Unfortunately, crowd and band were not to gel on this occassion.
Anyone familiar with L.A. concert going knows that (no use sugar coating it) L.A. crowds are the worst...everyone at the show thinks they're more important than the band they've come to see and no one ever shuts up. Bad Veins managed to go on before most of the crowd had arrived, but by the time Plants and Animals got on stage, Frightened Rabbits cadre of younger female fans had arrived, and for an act like Plants and Animals that veers frequently between rocking and quieter material, the background chatter was truly oppressive.
To their discredit, however, Plants and Animals were complete lunkheads about it, making no effort to guage the crowd.
A shame. Of all the bands that played that night, it was clearly evident they're collectively the most talented ...strongest chops by a wide margin, able to play a far broader range of styles. But there's also a cocky, disinterested, Frat Boy vibe to these gents...they seemed perfectly content to just play to each other and ignore the crowd, which was ignoring them right back. I was screaming for them to whip out Mercy or Feedback, high-energy songs that would have immediately pulled the crowd into the show, but they just kept on chugging with their longer, more difficult numbers to process like Faerie Dance as the Chatty Kathies drowned them out.
Very disappointing set. Hopefully, these guys get a clue about reading their audience right quick, because they have the talent to be major players on the indie scene, and are committing career suicide if they don't.
Frightened Rabbit finally came on around 9:45 and immediatley launched into a fine rendition of Nothing Like You from Mixed Drinks. Now a five piece after having recently expanded from a trio, the band sounded great, but make no mistake, unlike Plants and Animals, which is clearly a three-headed democracy, this is lead singer Scott Hutchinson's band start to finish.

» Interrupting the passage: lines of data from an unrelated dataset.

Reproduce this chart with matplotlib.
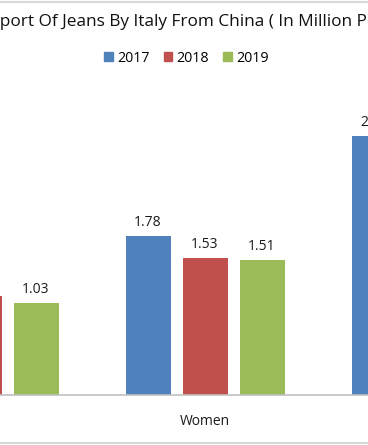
import matplotlib.pyplot as plt
from matplotlib.patches import Patch, Rectangle
import numpy as np

plt.rcParams['font.family'] = ['Open Sans', 'DejaVu Sans']

categories = ['Men', 'Women', 'Total']
years = ['2017', '2018', '2019']
v2017 = [1.14, 1.78, 2.90]
v2018 = [1.11, 1.53, 2.64]
v2019 = [1.03, 1.51, 2.54]
colors = ['#4F81BD', '#C0504D', '#9BBB59']

W, H = 368, 445
fig = plt.figure(figsize=(W / 100, H / 100), dpi=100)

# axes placed in pixels so the chart looks cropped like the reference
unit = 226.0      # px between categories
ppu = 89.3        # px per million
left_px = 205 - 1.5 * unit
ax = fig.add_axes([left_px / W, 50 / H, 3 * unit / W, 3.5 * ppu / H])
ax.set_xlim(-0.5, 2.5)
ax.set_ylim(0, 3.5)

x = np.arange(len(categories))
bw = 45 / unit
off = 57 / unit
for i, vals in enumerate([v2017, v2018, v2019]):
    bars = ax.bar(x + (i - 1) * off, vals, bw, color=colors[i], label=years[i])
    for b, v in zip(bars, vals):
        ax.annotate(f'{v:.2f}', (b.get_x() + b.get_width() / 2, v),
                    xytext=(0, 4.5), textcoords='offset points',
                    ha='center', va='bottom', fontsize=10, color='#1a1a1a')

for s in ['top', 'left', 'right']:
    ax.spines[s].set_visible(False)
ax.spines['bottom'].set_color('#C0C0C0')
ax.spines['bottom'].set_linewidth(1.2)
ax.set_yticks([])
ax.set_xticks(x)
ax.set_xticklabels(categories, fontsize=10, color='#1a1a1a')
ax.tick_params(axis='x', length=0, pad=14)

# legend
handles = [Patch(color=c, label=y) for c, y in zip(colors, years)]
fig.legend(handles=handles, loc='center', bbox_to_anchor=(186.5 / W, 1 - 58 / H),
           ncol=3, frameon=False, fontsize=10.3, handlelength=0.6, handleheight=0.6,
           handletextpad=0.3, columnspacing=1.0)

# title, cut on both sides like the reference
title = 'Import Of Jeans By Italy From China ( In Million Pounds )'
r = fig.canvas.get_renderer()
tmp = fig.text(0, 0, 'Im', fontsize=12.4)
w_im = tmp.get_window_extent(r).width
tmp.remove()
fig.text(-w_im / W, 1 - 26 / H, title, fontsize=12.4, ha='left', va='baseline',
         color='#111111')

# chart border (only top and bottom visible)
fig.patches.append(Rectangle((-10 / W, 2 / H), (W + 20) / W, (H - 3.5) / H,
                             transform=fig.transFigure, fill=False,
                             edgecolor='#D9D9D9', linewidth=1.5))

fig.savefig('out.png', dpi=100)
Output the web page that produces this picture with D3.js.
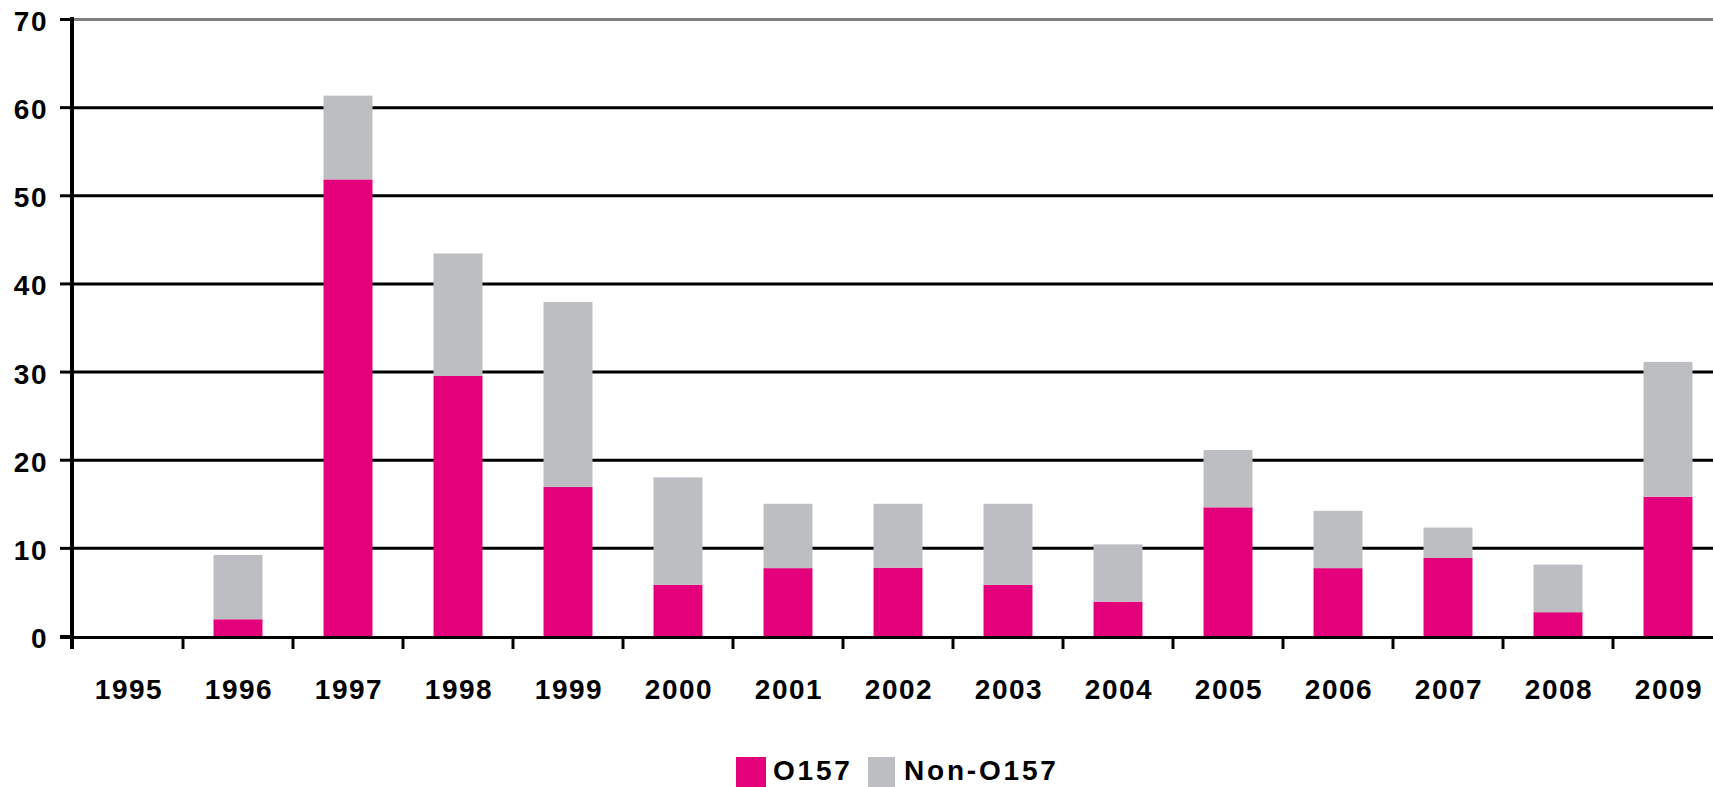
<!DOCTYPE html>
<html>
<head>
<meta charset="utf-8">
<script src="https://cdn.jsdelivr.net/npm/d3@7"></script>
<style>
  body { margin: 0; background: #fff; }
  text { font-family: "Liberation Sans", Arial, sans-serif; font-weight: bold; fill: #000; }
</style>
</head>
<body>
<div id="container"></div>
<script>
/* DATA */
var years = ["1995","1996","1997","1998","1999","2000","2001","2002","2003","2004","2005","2006","2007","2008","2009"];
var o157 =    [0, 1.9, 51.8, 29.5, 16.9, 5.8, 7.7, 7.75, 5.8, 3.9, 14.6, 7.7, 8.85, 2.7, 15.8];
var nonO157 = [0, 7.3,  9.5, 13.9, 21.0, 12.2, 7.3, 7.25, 9.2, 6.5, 6.5, 6.5, 3.45, 5.4, 15.3];
var yTicks = [0, 10, 20, 30, 40, 50, 60, 70];
var seriesNames = ["O157", "Non-O157"];
var colors = ["#e4007a", "#bdbec2"];

var width = 1713,
    height = 787;

var rows = years.map(function(y, i) {
  return { year: y, "O157": o157[i], "Non-O157": nonO157[i] };
});
var stacked = d3.stack().keys(seriesNames)(rows);

/* SCALES */
var xScale = d3.scaleBand()
  .domain(years)
  .range([73, 1723])
  .paddingInner(0.555)
  .paddingOuter(0.2775);

var yScale = d3.scaleLinear()
  .domain([0, 70])
  .range([636, 19]);

var step = xScale.step();

/* HTML ELEMENTS */
var svg = d3.select('#container').append('svg')
  .attr('width', width)
  .attr('height', height);

// gridlines
svg.selectAll('line.grid').data(yTicks.filter(function(d){ return d > 0; }))
  .enter().append('line')
    .attr('class', 'grid')
    .attr('x1', 74).attr('x2', width)
    .attr('y1', function(d){ return yScale(d) + 0.5; })
    .attr('y2', function(d){ return yScale(d) + 0.5; })
    .attr('stroke', function(d){ return d === 70 ? '#808080' : '#000'; })
    .attr('stroke-width', 3);

// y ticks
svg.selectAll('line.ytick').data(yTicks)
  .enter().append('line')
    .attr('x1', 60).attr('x2', 72)
    .attr('y1', function(d){ return yScale(d) + 0.5; })
    .attr('y2', function(d){ return yScale(d) + 0.5; })
    .attr('stroke', '#000')
    .attr('stroke-width', 3);

// bars
svg.selectAll('g.series').data(stacked)
  .enter().append('g')
    .attr('fill', function(d, i){ return colors[i]; })
  .selectAll('rect').data(function(d){ return d; })
  .enter().append('rect')
    .attr('x', function(d){ return xScale(d.data.year); })
    .attr('width', xScale.bandwidth())
    .attr('y', function(d){ return yScale(d[1]); })
    .attr('height', function(d){ return yScale(d[0]) - yScale(d[1]); });

// x axis line
svg.append('line')
  .attr('x1', 60).attr('x2', width)
  .attr('y1', 637.5).attr('y2', 637.5)
  .attr('stroke', '#000').attr('stroke-width', 3);

// x ticks at band boundaries
svg.selectAll('line.xtick').data(years.slice(1))
  .enter().append('line')
    .attr('x1', function(d){ return xScale(d) + xScale.bandwidth() / 2 - step / 2; })
    .attr('x2', function(d){ return xScale(d) + xScale.bandwidth() / 2 - step / 2; })
    .attr('y1', 637).attr('y2', 649)
    .attr('stroke', '#000').attr('stroke-width', 3);

// y axis line
svg.append('line')
  .attr('x1', 72).attr('x2', 72)
  .attr('y1', 17).attr('y2', 649)
  .attr('stroke', '#000').attr('stroke-width', 4);

// y labels
svg.selectAll('text.ylab').data(yTicks)
  .enter().append('text')
    .attr('x', 48)
    .attr('y', function(d){ return yScale(d) + 12; })
    .attr('text-anchor', 'end')
    .style('font-size', '28px')
    .style('letter-spacing', '1.5px')
    .text(function(d){ return d; });

// x labels
svg.selectAll('text.xlab').data(years)
  .enter().append('text')
    .attr('x', function(d){ return xScale(d) + xScale.bandwidth() / 2 + 1; })
    .attr('y', 699)
    .attr('text-anchor', 'middle')
    .style('font-size', '28px')
    .style('letter-spacing', '1.5px')
    .text(function(d){ return d; });

// legend
var legendX = [736, 868];
var legendW = [30, 27];
var legendTextX = [773, 904];
var legend = svg.selectAll('g.legend').data(seriesNames)
  .enter().append('g');
legend.append('rect')
  .attr('x', function(d, i){ return legendX[i]; })
  .attr('y', 757)
  .attr('width', function(d, i){ return legendW[i]; })
  .attr('height', 30)
  .attr('fill', function(d, i){ return colors[i]; });
legend.append('text')
  .attr('x', function(d, i){ return legendTextX[i]; })
  .attr('y', 780)
  .style('font-size', '28px')
  .style('letter-spacing', '2.8px')
  .text(function(d){ return d; });
</script>
</body>
</html>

Scruffy, doughy, coarse, affable, and as witty and quick to enter into conversation with the audience as Swell Season/Frames frontman Glenn Hansard (but with a more facile, less hyper-active presence). Following the opening number, he waxed with genuine excitement about having met Tom Hanks the night before, and then it was off into a rollicking version of Organ Fight's Old Old Fashion.
What followed was a lively, thoroughly enjoyable, if only occaissionally spectacular push through most of the material off of their last two albums. Specifc numbers from each record shined. My Backward's Walk really pulled the crowd in, and a riveting acoustic solo rendition of Good Arms Vs. Bad Arms (pictured at right) was the unquestionable set highlight until the bands final two songs before the encore, a fabulous Living In Colour, and then a beyond ass-kicking take on their most U2ish track, the foul-mouthed but moving epic of romantic craving Keep Yourself Warm.
Encore included an uplugged take on Poke, and the band wrapped things up nicely with a passionate version of Mixed Drinks' The Loneliness and the Scream.
Aside from possibly the members of Plants and Animals, who probably didn't care anyway, a great time was had by all.